と、諸葛亮を加えたことで、目的のために手段を問わないことも出て来た。
詭弁をもって謀るようになったのだ。
それが、関羽には耐えられなかった。
諸葛亮を重用する劉備から少しずつ距離を置くようになった。
劉備も、同じだったのかもしれない。
関羽は無頼の徒であったとしても気性はまっすぐだったので、孫権の言動には実がないことに気づくのが遅れてしまった。
また、厳しすぎる関羽を憎んでいるものが身内にいることにも。
突然呉軍が背後を攻めた時、守り抜いてくれるはずの味方がさっさと降伏してしまったことも、単独行動だった故援軍を頼むことができなかったことも、関羽には想定外だっただろう。
でも、それは関羽が蒔いた種ともいえる。
それでも最後の関羽の戦いっぷりを、誰も非難することなどできないだろう。
曹操が亡くなり、曹丕が後を継いだと思ったら、献帝からの禅譲の話。
曹操・曹丕親子が献帝に無理やり禅譲を迫ったと今まで聞かされていたが、この本によると(つまり史実によると)献帝からの申し入れ。
そして何度も断る曹丕。
思うに、このタイミングでの禅譲ということは、曹操にも過去に持ち掛けていたのではないかと思われる。
けれど曹操が相当はっきりときっぱりと、半ば脅すように断ったのではないかな。
「私を逆賊にするつもりか!」くらいな事を言って。
で、曹操がいなくなったタイミングで曹丕に禅譲。
だって、勧める、断る、勧める、断るのやりとりは、いわばお約束のはず。
そういう三文芝居みたいのは曹操が嫌うところのものだから、「二度と言うなよ!」くらいの強い言葉で断ったのではないかと。
さて、多くの臣が止めるのも聞かず、関羽の敵を討ちに呉に宣戦布告する劉備。
しかしやっぱり彼は戦下手なので、多くの犠牲を出しながら、仇も討てないという体たらく。
”いわゆる礼儀をことごとくないがしろにしてきたがゆえに、帝位に昇るという最大の無礼を平然とおこなうことができたとはいえ、白帝城にとどまったまま、成都へ帰ろうとしない劉備に、いつもながらいさぎよさがみられない。
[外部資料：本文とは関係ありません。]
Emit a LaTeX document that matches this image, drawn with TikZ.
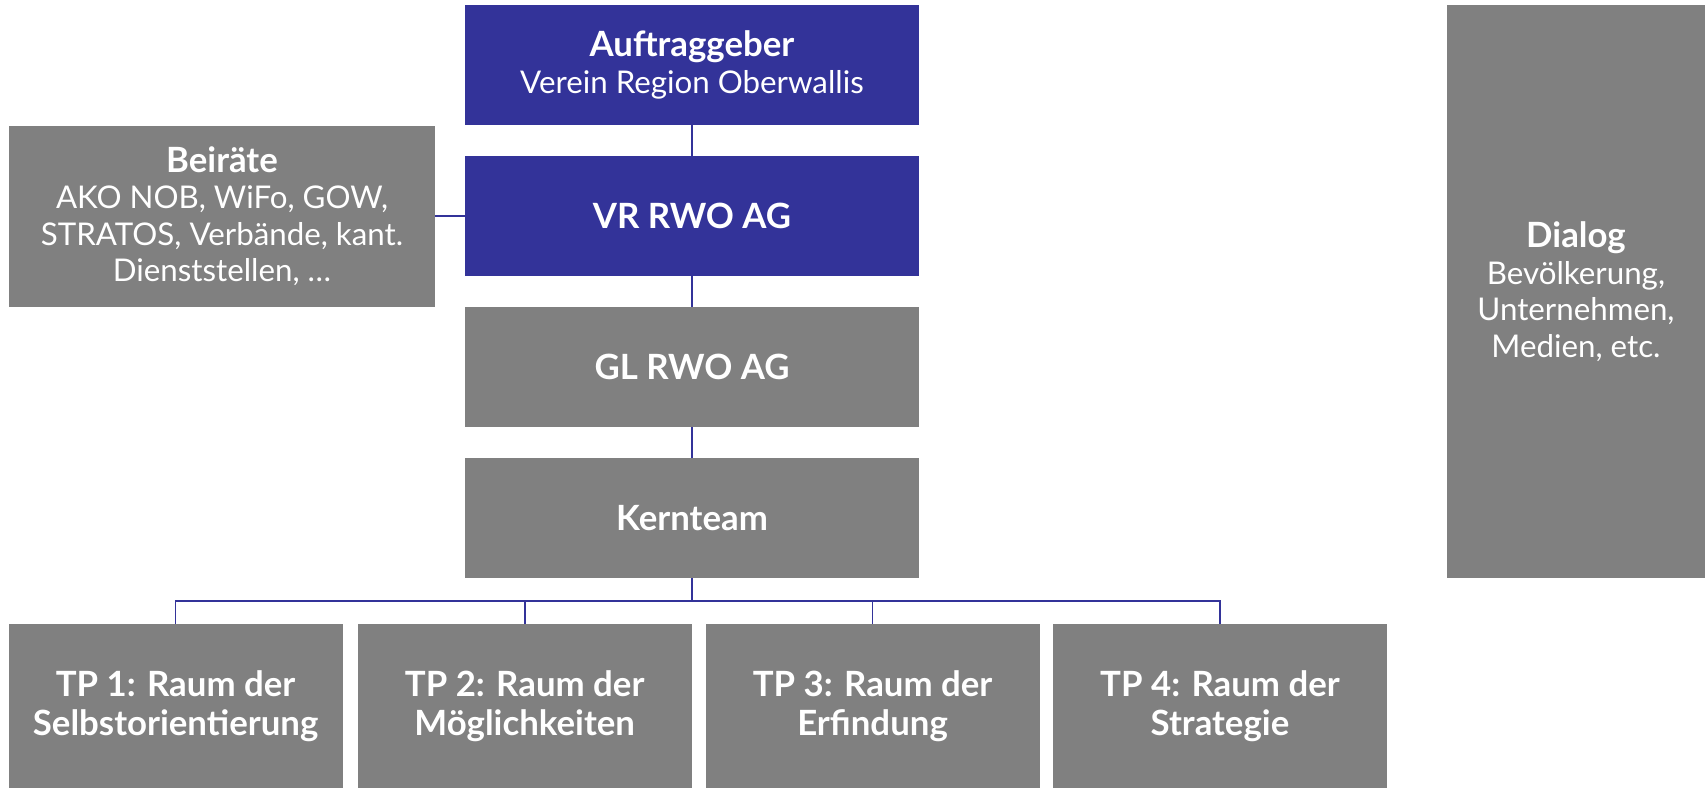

”
国を治めることを中断してまで出兵して、負けたのに帰ってこない皇帝。
無責任にもほどがあるけれど、彼を選んだのは蜀の民だからね。しょうがない。
関羽を失うことでそれほど意気消沈するのであれば、なぜ彼を一人取り残していたのか。
家族すらあっさり見捨てる劉備が、唯一失いたくなかったのが関羽と張飛という事か…とも思ったけど、一度関羽を見捨てて逃げたよね。
やっぱり劉備ってよくわからない。
魏の皇帝となった曹丕についても思ったことはいろいろあるけれど、それは次の巻にでも。